I miss when this place was full of wide-eyed CS undergrads, now it's just "Exploits in Venture Capitalism". Everyone has grown up and gotten themselves high paying, boring adtech jobs so now they feel the need to defend surveillance capitalism and "intellectual property" at every turn. We used to make fun of illegal numbers and censorship efforts, now we support them. I guess you either die a hero or you live long enough to become the villain.
HN has always had lots of startup content; in fact it started life as "Startup News". If anything, there is less such content here than there used to be.
Well, this site was started and is still run by YCombinator, so that tension has always been there, and is in fact part of what makes it so great. (I sympathize mostly with the wide-eyed undergrads though.)
I think the difference is that our goals with startups has changed. Money has always been important, but other things matter too. They still do, but I believe money has weighting that money has to the equation has significantly increased.

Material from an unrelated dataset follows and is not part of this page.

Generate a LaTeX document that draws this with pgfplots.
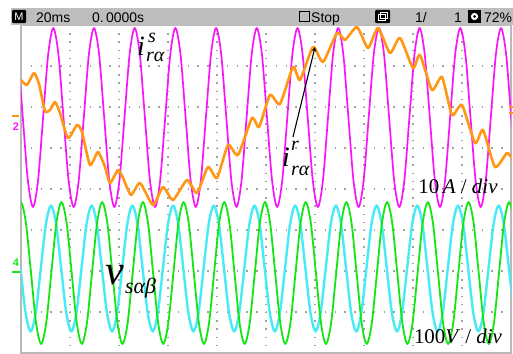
\documentclass[border=0pt]{standalone}
\usepackage{pgfplots}
\pgfplotsset{compat=1.18}
\usepackage{fontspec}
\setmainfont{Liberation Serif}
\newfontfamily\uifont{Liberation Sans}
\definecolor{mag}{RGB}{250,20,250}
\definecolor{org}{RGB}{255,150,20}
\definecolor{grn}{RGB}{20,230,20}
\definecolor{cyn}{RGB}{70,235,245}
\definecolor{barg}{RGB}{190,190,190}
\definecolor{gridg}{RGB}{160,160,160}
\begin{document}
\begin{tikzpicture}[x=1bp,y=1bp]
\useasboundingbox (0,0) rectangle (513,353);
\fill[white] (0,0) rectangle (513,353);
\begin{axis}[at={(21bp,0bp)}, anchor=south west, scale only axis,
  width=490bp, height=328bp,
  xmin=21, xmax=511, ymin=25, ymax=353, y dir=reverse,
  xtick={70,119,168,217,266,315,364,413,462},
  ytick={66,107,148,189,230,271,312},
  xticklabels={}, yticklabels={},
  tick style={draw=none},
  axis line style={draw=gray!55, line width=1.5bp},
  grid=major,
  major x grid style={gridg, line width=1.4bp, dash pattern=on 1.4bp off 6.8bp},
  major y grid style={gridg, line width=1.4bp, dash pattern=on 1.4bp off 8.4bp},
  every axis plot/.append style={no markers, line join=round},
  clip=true]
% cyan
\addplot[cyn, line width=2.4bp, smooth] coordinates {
(10.3,205.5)(15.4,224.0)(20.5,268.5)(25.6,313.0)(30.7,331.5)(35.7,313.0)(40.8,268.5)(45.9,224.0)
(51.0,205.5)(56.1,224.0)(61.2,268.5)(66.3,313.0)(71.4,331.5)(76.4,313.0)(81.5,268.5)(86.6,224.0)
(91.7,205.5)(96.8,224.0)(101.9,268.5)(107.0,313.0)(112.1,331.5)(117.1,313.0)(122.2,268.5)(127.3,224.0)
(132.4,205.5)(137.5,224.0)(142.6,268.5)(147.7,313.0)(152.8,331.5)(157.8,313.0)(162.9,268.5)(168.0,224.0)
(173.1,205.5)(178.2,224.0)(183.3,268.5)(188.4,313.0)(193.5,331.5)(198.5,313.0)(203.6,268.5)(208.7,224.0)
(213.8,205.5)(218.9,224.0)(224.0,268.5)(229.1,313.0)(234.2,331.5)(239.2,313.0)(244.3,268.5)(249.4,224.0)
(254.5,205.5)(259.6,224.0)(264.7,268.5)(269.8,313.0)(274.9,331.5)(279.9,313.0)(285.0,268.5)(290.1,224.0)
(295.2,205.5)(300.3,224.0)(305.4,268.5)(310.5,313.0)(315.6,331.5)(320.6,313.0)(325.7,268.5)(330.8,224.0)
(335.9,205.5)(341.0,224.0)(346.1,268.5)(351.2,313.0)(356.3,331.5)(361.3,313.0)(366.4,268.5)(371.5,224.0)
(376.6,205.5)(381.7,224.0)(386.8,268.5)(391.9,313.0)(397.0,331.5)(402.0,313.0)(407.1,268.5)(412.2,224.0)
(417.3,205.5)(422.4,224.0)(427.5,268.5)(432.6,313.0)(437.7,331.5)(442.7,313.0)(447.8,268.5)(452.9,224.0)
(458.0,205.5)(463.1,224.0)(468.2,268.5)(473.3,313.0)(478.4,331.5)(483.4,313.0)(488.5,268.5)(493.6,224.0)
(498.7,205.5)(503.8,224.0)(508.9,268.5)(514.0,313.0)};
% green
\addplot[grn, line width=1.8bp, smooth] coordinates {
(15.7,222.8)(20.8,202)(25.9,222.8)(31.0,273)(36.1,323.2)(41.1,344)(46.2,323.2)(51.3,273)
(56.4,222.8)(61.5,202)(66.6,222.8)(71.7,273)(76.8,323.2)(81.8,344)(86.9,323.2)(92.0,273)
(97.1,222.8)(102.2,202)(107.3,222.8)(112.4,273)(117.5,323.2)(122.5,344)(127.6,323.2)(132.7,273)
(137.8,222.8)(142.9,202)(148.0,222.8)(153.1,273)(158.2,323.2)(163.2,344)(168.3,323.2)(173.4,273)
(178.5,222.8)(183.6,202)(188.7,222.8)(193.8,273)(198.9,323.2)(203.9,344)(209.0,323.2)(214.1,273)
(219.2,222.8)(224.3,202)(229.4,222.8)(234.5,273)(239.6,323.2)(244.6,344)(249.7,323.2)(254.8,273)
(259.9,222.8)(265.0,202)(270.1,222.8)(275.2,273)(280.3,323.2)(285.3,344)(290.4,323.2)(295.5,273)
(300.6,222.8)(305.7,202)(310.8,222.8)(315.9,273)(321.0,323.2)(326.0,344)(331.1,323.2)(336.2,273)
(341.3,222.8)(346.4,202)(351.5,222.8)(356.6,273)(361.7,323.2)(366.7,344)(371.8,323.2)(376.9,273)
(382.0,222.8)(387.1,202)(392.2,222.8)(397.3,273)(402.4,323.2)(407.4,344)(412.5,323.2)(417.6,273)
(422.7,222.8)(427.8,202)(432.9,222.8)(438.0,273)(443.1,323.2)(448.1,344)(453.2,323.2)(458.3,273)
(463.4,222.8)(468.5,202)(473.6,222.8)(478.7,273)(483.8,323.2)(488.8,344)(493.9,323.2)(499.0,273)
(504.1,222.8)(509.2,202)(514.3,222.8)};
% magenta
\addplot[mag, line width=1.7bp, smooth] coordinates {
(12.6,28)(17.7,54.2)(22.8,117.5)(27.9,180.8)(33.0,207)(38.0,180.8)(43.1,117.5)(48.2,54.2)
(53.3,28)(58.4,54.2)(63.5,117.5)(68.6,180.8)(73.7,207)(78.7,180.8)(83.8,117.5)(88.9,54.2)
(94.0,28)(99.1,54.2)(104.2,117.5)(109.3,180.8)(114.4,207)(119.4,180.8)(124.5,117.5)(129.6,54.2)
(134.7,28)(139.8,54.2)(144.9,117.5)(150.0,180.8)(155.1,207)(160.1,180.8)(165.2,117.5)(170.3,54.2)
(175.4,28)(180.5,54.2)(185.6,117.5)(190.7,180.8)(195.8,207)(200.8,180.8)(205.9,117.5)(211.0,54.2)
(216.1,28)(221.2,54.2)(226.3,117.5)(231.4,180.8)(236.5,207)(241.5,180.8)(246.6,117.5)(251.7,54.2)
(256.8,28)(261.9,54.2)(267.0,117.5)(272.1,180.8)(277.2,207)(282.2,180.8)(287.3,117.5)(292.4,54.2)
(297.5,28)(302.6,54.2)(307.7,117.5)(312.8,180.8)(317.9,207)(322.9,180.8)(328.0,117.5)(333.1,54.2)
(338.2,28)(343.3,54.2)(348.4,117.5)(353.5,180.8)(358.6,207)(363.6,180.8)(368.7,117.5)(373.8,54.2)
(378.9,28)(384.0,54.2)(389.1,117.5)(394.2,180.8)(399.3,207)(404.3,180.8)(409.4,117.5)(414.5,54.2)
(419.6,28)(424.7,54.2)(429.8,117.5)(434.9,180.8)(440.0,207)(445.0,180.8)(450.1,117.5)(455.2,54.2)
(460.3,28)(465.4,54.2)(470.5,117.5)(475.6,180.8)(480.7,207)(485.7,180.8)(490.8,117.5)(495.9,54.2)
(501.0,28)(506.1,54.2)(511.2,117.5)(516.3,180.8)};
% orange
\addplot[org, line width=2.6bp, smooth, tension=0.35] coordinates {
(21,80)(27,85)(34,73)(39,84)(45,111)(50,110)(55,102)(60,113)(68,138)(77,125)(82,132)
(90,165)(98,152)(105,167)(110,183)(118,170)(123,178)(131,195)(140,183)(153,205)(163,187)
(173,200)(187,180)(197,193)(208,167)(217,178)(228,145)(238,155)(252,118)(259,127)(270,95)
(280,104)(293,67)(300,80)(313,47)(323,62)(337,33)(345,40)(357,27)(368,48)(378,28)(390,53)
(400,38)(413,68)(420,55)(432,90)(442,77)(452,115)(462,105)(475,143)(483,130)(495,167)
(507,153)(513,160)};
\end{axis}
% top status bar
\fill[barg] (11,328) rectangle (513,345);
\begin{scope}
\clip (11,328) rectangle (513,345);
\fill[black, rounded corners=1bp] (12,330) rectangle (26,343);
\node[white, inner sep=0, font=\uifont\fontsize{11}{11}\selectfont] at (19,336.5) {M};
\node[anchor=base west, inner sep=0, font=\uifont\fontsize{14}{14}\selectfont] at (36,331) {20ms};
\node[anchor=base west, inner sep=0, font=\uifont\fontsize{14}{14}\selectfont] at (92,331) {0.\,0000s};
\draw[black, line width=1.8bp] (299.5,331.5) rectangle (309.5,341.5);
\node[anchor=base west, inner sep=0, font=\uifont\fontsize{14}{14}\selectfont] at (311,331) {Stop};
\fill[black, rounded corners=1bp] (375,330) rectangle (390,343);
\draw[white, line width=0.8bp] (378,332.5) rectangle (385,338.5);
\draw[white, line width=0.8bp] (380.5,335) rectangle (387,341);
\node[anchor=base west, inner sep=0, font=\uifont\fontsize{14}{14}\selectfont] at (415,331) {1/};
\node[anchor=base west, inner sep=0, font=\uifont\fontsize{14}{14}\selectfont] at (454,331) {1};
\fill[black] (468,330) rectangle (481,343);
\fill[white] (474.5,336.5) circle (3.6);
\fill[black] (474.5,336.5) circle (1.5);
\node[anchor=base west, inner sep=0, font=\uifont\fontsize{14}{14}\selectfont] at (484,331) {72\%};
\end{scope}
% channel markers
\draw[org, line width=1.5bp] (12,237) -- (19,237);
\node[mag, inner sep=0, font=\uifont\bfseries\fontsize{11}{11}\selectfont] at (16,226) {2};
\node[grn, inner sep=0, font=\uifont\bfseries\fontsize{11}{11}\selectfont] at (16,90) {4};
\draw[grn, line width=1.5bp] (12,81) -- (20,81);
\draw[org, line width=1.2bp] (509,246) -- (513,246);
\draw[org, line width=1.2bp] (509,240) -- (513,240);
% annotations: i_{r alpha}^s
\node[anchor=base west, inner sep=0, font=\itshape\fontsize{28}{28}\selectfont] at (137,298) {i};
\node[anchor=base west, inner sep=0, font=\itshape\fontsize{20}{20}\selectfont] at (148,311) {s};
\node[anchor=base west, inner sep=0, font=\itshape\fontsize{20}{20}\selectfont] at (146,292) {rα};
% i_{r alpha}^r
\node[anchor=base west, inner sep=0, font=\itshape\fontsize{28}{28}\selectfont] at (282,187) {i};
\node[anchor=base west, inner sep=0, font=\itshape\fontsize{20}{20}\selectfont] at (291,203) {r};
\node[anchor=base west, inner sep=0, font=\itshape\fontsize{20}{20}\selectfont] at (291,178) {rα};
\draw[-stealth, line width=1.1bp] (293,216) -- (315,306);
\node[inner sep=0, font=\fontsize{21}{21}\selectfont] at (458,167) {10\,\textit{A} / \textit{div}};
\node[inner sep=0, font=\fontsize{21}{21}\selectfont] at (458,17) {100\textit{V} / \textit{div}};
% v_{s alpha beta}
\node[anchor=base west, inner sep=0, font=\itshape\fontsize{42}{42}\selectfont] at (105,69) {v};
\node[anchor=base west, inner sep=0, font=\itshape\fontsize{22}{22}\selectfont] at (125,60) {sαβ};
\end{tikzpicture}
\end{document}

I think Apple is a good example. There's plenty of critiques to Jobs (neither saint nor villain, but man) but he at least understood something: functionality and aesthetics go hand in hand. It always sucked to pay a premium for Apple hardware (and I even long protested it, fearing we'd get what we now have). But at least the hardware was higher quality (I'm aware of arm, that's not what I'm talking about), the aesthetics were great, in both the physical machine and the software. But now, what is the innovation? Smaller? Thinner?
I feel like Pantheon captured this very well when they have Pope saying he doesn't know what he's doing so he's really just trying to get Steve back to tell him what to do. I feel like this has happened all over Silicon Valley (and the rest of the world). The metrics became the targets. The hacker mentality of make products that make a better world and get rich while doing it are not as valued, even if it was always a facade. We still had deep respect and revered the hackers that rejected the money. The reason to learn to program was not to get rich, but to control computers. And whatever that meant to you, is true (even with silly bitter "vim vs emacs" rivalries. But even that illustrates a difference of today). The days people wrote the hacker manifesto, the deep ties to anti-authority, the liberation that the net could provide, all that and more. Now, I see two very different classes of students when I teach. There are the kids who love computers. Sometimes they skip class, sometimes they come in for a sense of duty, but when you provide an environment to let them be free they will give you the best projects even if they fail the tests. But most students just want an A and a good paying job.
I could never blame anyone for that! Life sucks, and we all gotta live. But the passion is different. Less finding problems to solve and more finding problems that allows them to use a specific tool (whatever is most popular at the time: currently ML). I don't blame anyone, but yeah, it is different. These things still exist, and probably even in higher quantities than ever before, but I'm willing to bet that it is not true for percentage. It's like we won, but forgot why we did all this in the first place.
Perhaps, but also the new generation didn't know anything else. There's plenty of fresh grads where I work, here, and elsewhere, who just don't value that fight as much or see it as the winnable-struggle-against-the-empire like we did.
I'm sure having a few kids takes the wind out of the middle-aged pirate ship's sails, but there are plenty of younger folks here who just value the startup culture, technology for its own sake, hustle, and have other values we can admire.
I adore the level of professionalism, diligence, and expertise I'm seeing in new grads who grew up knowing what a giant software company is (unlike us when they were kind of emerging as we were kids).
We've banned this account—first because you can't attack another user like that here, no matter how wrong they are or you feel they are; and also because your account has repeatedly been posting flamewar comments and breaking the site guidelines in other places too.
If you don't want to be banned, you're welcome to email hn@ycombinator.com and give us reason to believe that you'll follow the rules in the future. They're here: https://news.ycombinator.com/newsguidelines.html.
I actually see a lot of comments, frequently, on this site pretending to hate surveillance capitalism and sticking up their noses at adtech, at every turn, particularly when used by some tiny little niche website that's just barely scraping by. This despite, presumably, many of these same people working for some of the biggest adsludge-pumping companies on the planet.
I'm willing to bet that there are a bunch of users here that don't work for those companies. Even more that might, but not in those departments. The latter might be more in line with what you're getting at, but we need to be careful casting too wide of a net. I want to convert those people, not push them away.
>Even more that might, but not in those departments.
So by some odd alchemy, if you take your salary from a company that creates it from things you morally detest, but you don't work in those specific departments, you're not at all a hypocrite?
It's like a libertarian working for the Stasi but saying it's alright because he's only doing microphone maintenance for them.
> I want to convert those people, not push them away.
On this I sympathize, though it has its limits too.
I'm not looking for a fight. I'm not sure why you decided to ignore the following sentence. If you want to cut comments apart with a scalpel you'll be able to find whatever you're looking for.